Continued thoughts from last night, when I asked the G+ RPG folks for recommendations on games that effectively manage social space / interactions the same way that our D&D-like games map physical "dungeon" spaces
. I am not a game designer --- so please, brighter internet minds, point out my missteps and errors.
A 10' x 10' corridor, running north and south. Contrary to what we've were told in the 3.x DMG this doesn't actually limit player choice:
Player 1: Screw your railroad. I sit down on the floor.
Player 2: I stab my friend who is sitting on the floor. Does that count as prone?
Player 3: I take out my quill and design a game that doesn't suck.
Creative players could go on forever, getting nowhere, just like in any urban / social adventure. What dungeons DO make apparent are choices that yield results relevant to the adventure. Sometimes those choices are obvious (north or south) and sometimes they are hidden (the secret door concealed in the ceiling).
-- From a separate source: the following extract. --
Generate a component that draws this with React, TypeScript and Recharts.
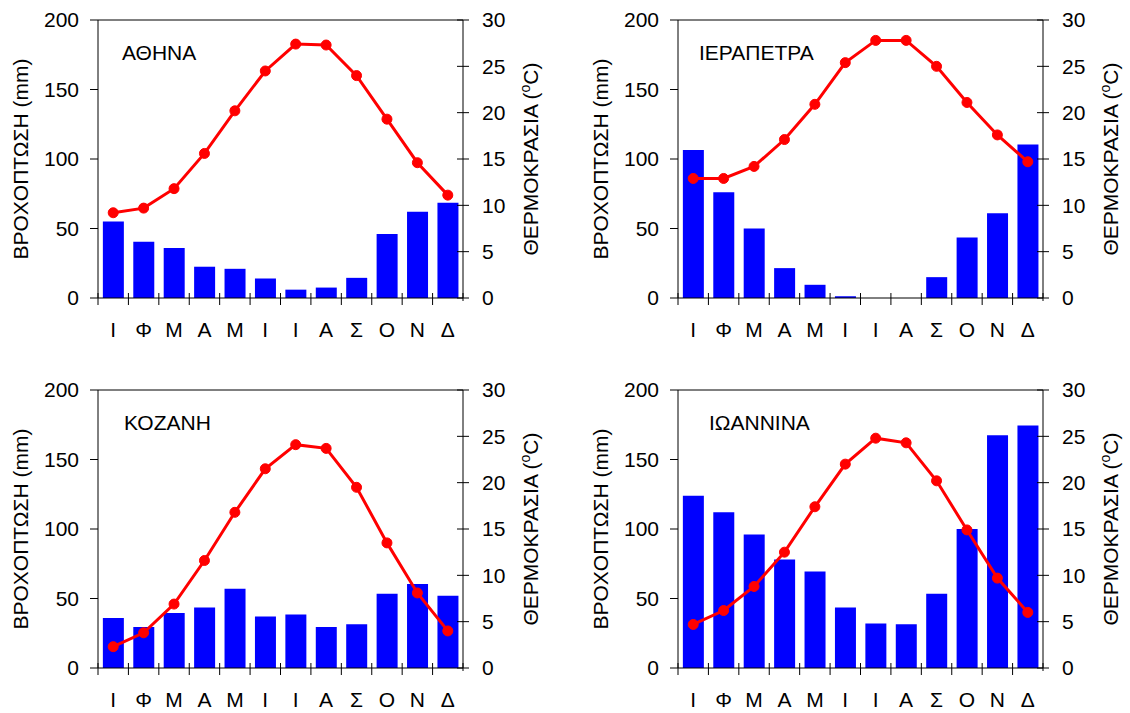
import React from 'react';
import { ComposedChart, Bar, Line, XAxis, YAxis, ReferenceLine } from 'recharts';

// Μήνες (αρχικά)
const MONTHS = ['Ι', 'Φ', 'Μ', 'Α', 'Μ', 'Ι', 'Ι', 'Α', 'Σ', 'Ο', 'Ν', 'Δ'];

const RAIN_TICKS = [0, 50, 100, 150, 200];
const TEMP_TICKS = [0, 5, 10, 15, 20, 25, 30];

// ΑΘΗΝΑ
const ATHINA_RAIN = [55, 40.5, 36, 22.5, 21, 14, 6, 7.5, 14.5, 46, 62, 68.5];
const ATHINA_TEMP = [9.2, 9.7, 11.8, 15.6, 20.2, 24.5, 27.4, 27.3, 24, 19.3, 14.6, 11.1];

// ΙΕΡΑΠΕΤΡΑ
const IERAPETRA_RAIN = [106.5, 76, 50, 21.5, 9.5, 1.2, 0, 0, 15, 43.5, 61, 110.5];
const IERAPETRA_TEMP = [12.9, 12.9, 14.2, 17.1, 20.9, 25.4, 27.8, 27.8, 25, 21.1, 17.6, 14.7];

// ΚΟΖΑΝΗ
const KOZANI_RAIN = [36, 29.5, 39.5, 43.5, 57, 37, 38.5, 29.5, 31.5, 53.5, 60.5, 52];
const KOZANI_TEMP = [2.3, 3.8, 6.9, 11.6, 16.8, 21.5, 24.1, 23.7, 19.5, 13.5, 8.1, 4];

// ΙΩΑΝΝΙΝΑ
const IOANNINA_RAIN = [124, 112, 96, 78, 69.5, 43.5, 32, 31.5, 53.5, 100, 167.5, 174.5];
const IOANNINA_TEMP = [4.7, 6.2, 8.8, 12.5, 17.4, 22, 24.8, 24.3, 20.2, 14.9, 9.7, 6];

const FONT = 'Arial, "Liberation Sans", sans-serif';
const FS = 21;
const PLOT_W = 365;
const LEFT_W = 98;
const BAND = PLOT_W / MONTHS.length;

function MonthTick(props: any) {
  const { x, y, payload, index } = props;
  const axisY = y - 24;
  const h = BAND / 2;
  return (
    <g>
      <line x1={x - h} x2={x - h} y1={axisY - 5} y2={axisY + 7} stroke="#000" />
      {index === MONTHS.length - 1 && (
        <line x1={x + h} x2={x + h} y1={axisY - 5} y2={axisY + 3} stroke="#000" />
      )}
      <text x={x} y={y} dy="0.71em" textAnchor="middle" fontSize={FS} fontFamily={FONT} fill="#000">
        {payload.value}
      </text>
    </g>
  );
}

function TempTick(props: any) {
  const { x, y, payload } = props;
  const ax = x - 19;
  return (
    <g>
      <line x1={ax - 6} x2={ax + 6} y1={y} y2={y} stroke="#000" />
      <text x={x} y={y} dy="0.355em" textAnchor="start" fontSize={FS} fontFamily={FONT} fill="#000">
        {payload.value}
      </text>
    </g>
  );
}

function RainLabel(props: any) {
  const vb = props.viewBox;
  const cx = vb.x + vb.width - 77;
  const cy = vb.y + vb.height / 2;
  return (
    <text x={cx} y={cy} dy="0.33em" transform={`rotate(-90 ${cx} ${cy})`} textAnchor="middle"
      fontSize={FS} fontFamily={FONT} fill="#000">
      ΒΡΟΧΟΠΤΩΣΗ (mm)
    </text>
  );
}

function TempLabel(props: any) {
  const vb = props.viewBox;
  const cx = vb.x + 68;
  const cy = vb.y + vb.height / 2;
  return (
    <text x={cx} y={cy} dy="0.33em" transform={`rotate(-90 ${cx} ${cy})`} textAnchor="middle"
      fontSize={FS} fontFamily={FONT} fill="#000">
      ΘΕΡΜΟΚΡΑΣΙΑ (<tspan fontSize={14} dy={-8}>o</tspan><tspan dy={8}>C)</tspan>
    </text>
  );
}

type PanelProps = {
  title: string;
  rain: number[];
  temp: number[];
  left: number;
  top: number;
  width: number;
  titleX: number;
  titleY: number;
};

function ClimatePanel({ title, rain, temp, left, top, width, titleX, titleY }: PanelProps) {
  const data = MONTHS.map((m, i) => ({ month: m, rain: rain[i], temp: temp[i] }));
  const rightW = width - LEFT_W - PLOT_W;
  return (
    <>
      <div style={{ position: 'absolute', left, top, width, height: 356 }}>
        <ComposedChart width={width} height={356} data={data} margin={{ top: 20, right: 0, left: 0, bottom: 18 }}
          barCategoryGap="16%">
          <XAxis dataKey="month" height={40} interval={0} allowDuplicatedCategory
            axisLine={{ stroke: '#000' }} tickLine={false} tickSize={7} tickMargin={17} tick={<MonthTick />} />
          <YAxis yAxisId="rain" orientation="left" width={LEFT_W} domain={[0, 200]} ticks={RAIN_TICKS} interval={0}
            axisLine={{ stroke: '#000' }} tickLine={{ stroke: '#000' }} tickSize={8} tickMargin={11}
            tick={{ fill: '#000', fontSize: FS, fontFamily: FONT }}
            label={(p: any) => <RainLabel {...p} />} />
          <YAxis yAxisId="temp" orientation="right" width={rightW} domain={[0, 30]} ticks={TEMP_TICKS} interval={0}
            axisLine={{ stroke: '#000' }} tickLine={false} tickSize={6} tickMargin={13} tick={<TempTick />}
            label={(p: any) => <TempLabel {...p} />} />
          <ReferenceLine yAxisId="rain" y={200} stroke="#000" />
          <Bar yAxisId="rain" dataKey="rain" fill="#0000ff" isAnimationActive={false} />
          <Line yAxisId="temp" type="linear" dataKey="temp" stroke="#ff0000" strokeWidth={3}
            dot={{ r: 5, fill: '#ff0000', stroke: '#ff0000', strokeWidth: 1 }} activeDot={false}
            isAnimationActive={false} />
        </ComposedChart>
      </div>
      <div style={{ position: 'absolute', left: titleX, top: titleY, fontFamily: FONT, fontSize: FS, lineHeight: '21px', color: '#000', whiteSpace: 'nowrap' }}>
        {title}
      </div>
    </>
  );
}

export default function App() {
  return (
    <div style={{ position: 'absolute', left: 0, top: 0, width: 1130, height: 713, background: '#fff', overflow: 'hidden' }}>
      <ClimatePanel title="ΑΘΗΝΑ" rain={ATHINA_RAIN} temp={ATHINA_TEMP} left={0} top={0} width={565} titleX={122} titleY={42} />
      <ClimatePanel title="ΙΕΡΑΠΕΤΡΑ" rain={IERAPETRA_RAIN} temp={IERAPETRA_TEMP} left={580} top={0} width={550} titleX={699} titleY={42} />
      <ClimatePanel title="ΚΟΖΑΝΗ" rain={KOZANI_RAIN} temp={KOZANI_TEMP} left={0} top={370} width={565} titleX={124} titleY={412} />
      <ClimatePanel title="ΙΩΑΝΝΙΝΑ" rain={IOANNINA_RAIN} temp={IOANNINA_TEMP} left={580} top={370} width={550} titleX={709} titleY={412} />
    </div>
  );
}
Dungeons don't invest time in null choices. ("The corridor runs north to south? I try walking east.") That's left to the judge to adjudicate with common sense. ("You walk into a wall.") Same too, with PC-introduced relevant choices ("I use pass wall to open a passage to the room just west of us."); the judge is expected to be able generate an in-world response on the fly.
A social adventure could be mapped the same way. Judges don't need to know all the null choices, they just need to see the choices that yield relevant results. PCs can banter all night with the attractive, sexually-ambiguous, masked noble, and that's a legit choice, but --- like sitting down and writing graffiti on the dungeon wall --- it's not a choice that's relevant to the adventure. ("Your patroness, the Seer of Inculii will be assassinated on the full-moon. If you want her continued support do something about it.")
Combined with a timeline that tracks antagonist NPC actions, and I think you might have a technique for creating a dynamic social adventure that a judge could easily grok, while allowing for meaningful players decisions. Per +Zak Smith
's suggestion, a player handout would show images of everyone at the party; the judge's social map would trace lines between the NPCs with relevant information. You might have different maps as the timeline progressed and additional NPCs were sucked into whatever nefarious plot was in the offing, etc.
Having typed this, it seems obvious, but maybe it can help another judge out there. I need to try running it, to see if it actually helps at the table.